Most importantly, a selected number of Ukrainian industrial product standards need to be changed. The text requires Ukraine explicitly to phase out its Soviet-era so-called GOST standards. Yet it formally only requires Ukraine to adopt 27 EU-specific industrial product directives, says Michael Emerson, senior associate fellow at the Centre for European Policy Studies (CEPS).
The text also requires Ukraine to “approximate its sanitary and phytosanitary and animal welfare legislation to that of the EU”. The list of items to cover in this field is rather comprehensive, however Ukraine is responsible for drafting the implementation strategy.
In return for aligning some of its domestic legislation to the EU’s, the deal opens the door for Ukrainian agricultural and industrial exports produced according to EU norms to be treated exactly like EU products produced in the EU. Put simply: parts of Ukrainian industry would then become part of the EU single market.
Although the Ukraine DCFTA deal does not explicitly prohibit Ukraine from importing goods that do not match EU standards, in practice some Russian exports could lose access to Ukraine’s domestic market. However, nothing can stop Ukrainian industries from setting up or keeping open their production lines to sell to the Russian market according to Russians standards, and Russian inputs could still be used for these supply chains.
The actual impact on Ukrainian-Russian trade on the whole standards issue is hard to establish. Russia has been modernising its technical standards, and about half of them are similar to those applied in the EU. What is more, product standards for military equipment, a mainstay of Russian-Ukraine industrial trade, are not covered by the EU-Ukraine DCFTA.
Finally, there is the question of Ukraine’s domestic non-economic legislation more generally (justice, labour laws, environmental laws, etc). The EEU sees itself as a political union. Whereas its final body of laws is unclear, and currently rudimentary compared to the EU’s heavy rule-book, a chunk of which Ukraine will be asked to apply, presumably EEU law would take precedence over Ukrainian law. For this reason Ukrainian membership in the EEU is problematic if Ukraine also decides to implement EU laws.

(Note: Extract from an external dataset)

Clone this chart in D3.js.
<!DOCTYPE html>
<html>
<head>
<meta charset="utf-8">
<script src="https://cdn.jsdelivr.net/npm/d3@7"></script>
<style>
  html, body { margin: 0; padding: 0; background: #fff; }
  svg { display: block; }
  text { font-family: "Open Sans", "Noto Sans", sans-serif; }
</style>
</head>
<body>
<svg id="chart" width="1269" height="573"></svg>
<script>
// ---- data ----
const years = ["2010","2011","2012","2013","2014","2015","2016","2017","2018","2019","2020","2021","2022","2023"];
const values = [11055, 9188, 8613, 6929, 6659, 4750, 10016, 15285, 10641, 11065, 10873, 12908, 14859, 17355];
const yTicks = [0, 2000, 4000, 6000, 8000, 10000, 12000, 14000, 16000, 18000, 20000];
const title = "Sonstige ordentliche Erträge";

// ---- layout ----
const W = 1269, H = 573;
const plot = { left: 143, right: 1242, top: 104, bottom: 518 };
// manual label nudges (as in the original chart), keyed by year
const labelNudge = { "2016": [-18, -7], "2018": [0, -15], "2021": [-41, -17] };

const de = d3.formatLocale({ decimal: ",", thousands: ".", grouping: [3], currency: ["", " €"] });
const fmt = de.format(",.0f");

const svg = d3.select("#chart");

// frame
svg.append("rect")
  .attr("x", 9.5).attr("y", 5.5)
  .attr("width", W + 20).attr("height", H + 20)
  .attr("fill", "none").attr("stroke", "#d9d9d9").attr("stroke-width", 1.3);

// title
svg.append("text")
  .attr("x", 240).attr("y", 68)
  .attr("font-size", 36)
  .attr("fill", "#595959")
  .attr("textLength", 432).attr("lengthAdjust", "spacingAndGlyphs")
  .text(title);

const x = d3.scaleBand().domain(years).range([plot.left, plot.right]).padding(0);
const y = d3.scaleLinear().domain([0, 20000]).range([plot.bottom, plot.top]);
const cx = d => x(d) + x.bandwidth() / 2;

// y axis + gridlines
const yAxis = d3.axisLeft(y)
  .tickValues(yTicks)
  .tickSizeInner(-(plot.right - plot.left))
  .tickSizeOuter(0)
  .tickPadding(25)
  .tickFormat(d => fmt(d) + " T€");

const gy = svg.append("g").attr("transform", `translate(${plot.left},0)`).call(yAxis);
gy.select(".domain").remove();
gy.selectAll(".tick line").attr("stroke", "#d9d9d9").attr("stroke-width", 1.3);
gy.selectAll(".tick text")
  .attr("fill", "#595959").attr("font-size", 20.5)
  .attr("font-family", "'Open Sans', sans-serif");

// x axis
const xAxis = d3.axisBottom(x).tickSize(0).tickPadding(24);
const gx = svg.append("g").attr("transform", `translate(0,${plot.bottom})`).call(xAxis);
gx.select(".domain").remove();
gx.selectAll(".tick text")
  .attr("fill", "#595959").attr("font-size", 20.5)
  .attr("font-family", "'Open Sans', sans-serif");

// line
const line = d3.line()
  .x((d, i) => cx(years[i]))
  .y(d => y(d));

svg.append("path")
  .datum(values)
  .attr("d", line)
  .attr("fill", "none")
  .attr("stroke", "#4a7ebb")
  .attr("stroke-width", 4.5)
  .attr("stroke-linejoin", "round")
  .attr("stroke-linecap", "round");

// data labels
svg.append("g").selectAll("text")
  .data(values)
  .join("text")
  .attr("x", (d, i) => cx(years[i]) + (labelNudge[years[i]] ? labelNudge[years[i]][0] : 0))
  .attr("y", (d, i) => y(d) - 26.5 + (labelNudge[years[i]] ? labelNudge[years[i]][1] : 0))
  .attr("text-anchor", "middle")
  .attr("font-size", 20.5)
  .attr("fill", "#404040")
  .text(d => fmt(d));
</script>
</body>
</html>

This issue throws up the whole question of Russia’s future trade relationship with the EU. Plans for a Common Economic Space between Russia and the EU launched a decade ago have been put on hold. If such talks were to be revived, a great deal of uncertainties over Ukraine could be addressed at the same time, especially those concerning industrial and sanitary standards. But the prospects for such an agreement are currently dim.

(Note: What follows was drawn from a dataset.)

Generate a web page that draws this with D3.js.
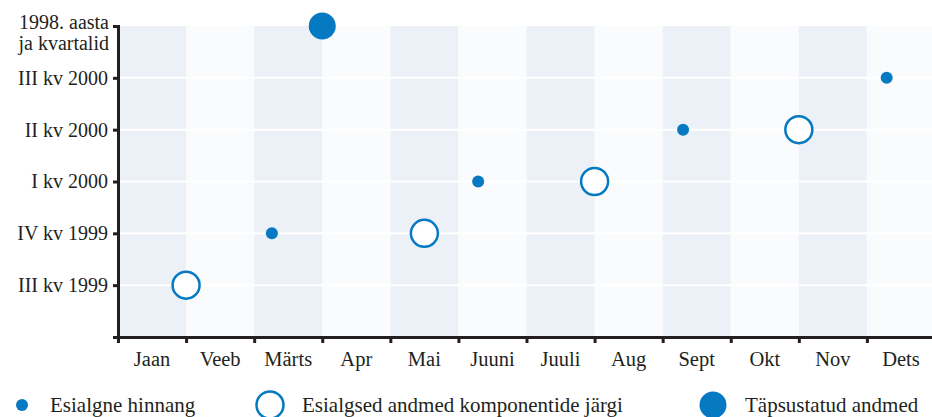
<!DOCTYPE html>
<html>
<head>
<meta charset="utf-8">
<script src="https://cdn.jsdelivr.net/npm/d3@7"></script>
<style>
  body { margin: 0; background: #fff; }
</style>
</head>
<body>
<script>
// months on x, quarters on y
var months = ["Jaan", "Veeb", "Märts", "Apr", "Mai", "Juuni", "Juuli", "Aug", "Sept", "Okt", "Nov", "Dets"];
var quarters = ["", "III kv 1999", "IV kv 1999", "I kv 2000", "II kv 2000", "III kv 2000", "1998"];

// position = month index (0 = start of Jaan), q = quarter published
var initialMonth = [2.26, 5.29, 8.3, 11.29];
var initialQ = ["IV kv 1999", "I kv 2000", "II kv 2000", "III kv 2000"];

var componentMonth = [1.0, 4.5, 7.0, 10.0];
var componentQ = ["III kv 1999", "IV kv 1999", "I kv 2000", "II kv 2000"];

var revisedMonth = [3.0];
var revisedQ = ["1998"];

var legendLabels = ["Esialgne hinnang", "Esialgsed andmed komponentide järgi", "Täpsustatud andmed"];

var blue = "#0579c2";
var ink = "#231f20";
var font = "'Liberation Serif', 'Times New Roman', Tinos, serif";
var width = 932, height = 417;

var svg = d3.select("body").append("svg")
    .attr("width", width)
    .attr("height", height);

var xScale = d3.scaleLinear()
    .domain([0, 12])
    .range([118, 935]);

var yScale = d3.scaleLinear()
    .domain([0, quarters.length - 1])
    .range([337, 26]);

function qy(q) { return yScale(quarters.indexOf(q)); }

// alternating month bands
svg.selectAll("rect.band")
    .data(months)
    .enter().append("rect")
    .attr("class", "band")
    .attr("x", function(d, i) { return xScale(i); })
    .attr("y", yScale(6))
    .attr("width", xScale(1) - xScale(0))
    .attr("height", yScale(0) - yScale(6))
    .attr("fill", function(d, i) { return i % 2 == 0 ? "#ecf1f8" : "#f9fbfd"; });

// white grid lines
svg.selectAll("line.grid")
    .data(d3.range(1, quarters.length - 1))
    .enter().append("line")
    .attr("class", "grid")
    .attr("x1", xScale(0))
    .attr("x2", xScale(12))
    .attr("y1", function(d) { return yScale(d); })
    .attr("y2", function(d) { return yScale(d); })
    .attr("stroke", "#fff")
    .attr("stroke-width", 2);

// y axis
var yAxis = svg.append("g")
    .attr("transform", "translate(" + xScale(0) + ",0)")
    .call(d3.axisLeft(yScale)
        .tickValues(d3.range(1, quarters.length))
        .tickSize(5)
        .tickPadding(5)
        .tickFormat(function(d) { return quarters[d]; }));
yAxis.attr("font-family", null);
yAxis.select(".domain").attr("stroke", ink).attr("stroke-width", 3);
yAxis.selectAll(".tick line").attr("stroke", ink).attr("stroke-width", 3);
yAxis.selectAll(".tick text")
    .style("font-family", font)
    .style("font-size", "20px")
    .attr("fill", ink);

// top label on two lines
var topTick = yAxis.selectAll(".tick").filter(function(d) { return d == 6; }).select("text");
topTick.text(null).attr("dy", null);
topTick.append("tspan").attr("x", -9).attr("y", 2).text("1998. aasta");
topTick.append("tspan").attr("x", -9).attr("y", 23).text("ja kvartalid");

// x axis
var xAxis = svg.append("g")
    .attr("transform", "translate(0," + yScale(0) + ")")
    .call(d3.axisBottom(xScale)
        .tickValues(d3.range(0, 12))
        .tickSize(6)
        .tickFormat(""));
xAxis.select(".domain").attr("stroke", ink).attr("stroke-width", 3);
xAxis.selectAll(".tick line").attr("stroke", ink).attr("stroke-width", 3);

svg.selectAll("text.month")
    .data(months)
    .enter().append("text")
    .attr("class", "month")
    .attr("x", function(d, i) { return xScale(i + 0.5); })
    .attr("y", 366)
    .attr("text-anchor", "middle")
    .attr("fill", ink)
    .style("font-family", font)
    .style("font-size", "20.5px")
    .text(function(d) { return d; });

// marks
svg.selectAll("circle.initial")
    .data(initialMonth)
    .enter().append("circle")
    .attr("class", "initial")
    .attr("cx", function(d) { return xScale(d); })
    .attr("cy", function(d, i) { return qy(initialQ[i]); })
    .attr("r", 6)
    .attr("fill", blue);

svg.selectAll("circle.component")
    .data(componentMonth)
    .enter().append("circle")
    .attr("class", "component")
    .attr("cx", function(d) { return xScale(d); })
    .attr("cy", function(d, i) { return qy(componentQ[i]); })
    .attr("r", 13.5)
    .attr("fill", "#fff")
    .attr("stroke", blue)
    .attr("stroke-width", 2.5);

svg.selectAll("circle.revised")
    .data(revisedMonth)
    .enter().append("circle")
    .attr("class", "revised")
    .attr("cx", function(d) { return xScale(d); })
    .attr("cy", function(d, i) { return qy(revisedQ[i]); })
    .attr("r", 13.5)
    .attr("fill", blue);

// legend
var legendX = [22, 270, 713];
var legend = svg.selectAll("g.legend")
    .data(legendLabels)
    .enter().append("g")
    .attr("class", "legend")
    .attr("transform", function(d, i) { return "translate(" + legendX[i] + ",405)"; });

legend.append("circle")
    .attr("r", function(d, i) { return i == 0 ? 6 : 13.5; })
    .attr("fill", function(d, i) { return i == 1 ? "#fff" : blue; })
    .attr("stroke", function(d, i) { return i == 1 ? blue : "none"; })
    .attr("stroke-width", 2.5);

legend.append("text")
    .attr("x", function(d, i) { return i == 0 ? 28 : 32; })
    .attr("y", 7)
    .attr("fill", ink)
    .style("font-family", font)
    .style("font-size", "21px")
    .text(function(d) { return d; });
</script>
</body>
</html>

There certainly could be a flexible arrangement that would allow Ukraine to maximise its trading relationships with both the EU and the EEU. If Ukraine wants to maintain its Association Agreement with the EU, there is no reason to believe the EU would oppose Ukraine making trade arrangements with Russia. Certainly nothing in the Association Agreement prohibits Ukraine from doing so.
But some arrangements are technically not feasible or a political "no-go" area for the EU and Ukraine. Technically, Ukraine cannot be in a customs union and have a separate free trade deal with the EU. Also Ukraine has signed up to specific laws in the DCFTA which it must comply with. This is not compatible with being a member of the EEU. In current trilateral discussions, there is also no question of changing the letter of the EU agreement, even though Russia appears to be asking for this.
Yet a deal could be in sight. EU Commissioner for Trade Karel De Gucht on his return from the Minsk summit stated that the EU and Ukraine were willing to consider longer phase-in periods for Ukraine to adopt EU standards, and also consider a deal by which certain Russian product standards would be recognised as equivalent to the EU ones implemented by Ukraine. The question is whether Russia will accept this deal. If not, Russia would probably get nothing, but Ukraine might be exposed to further trade retaliation.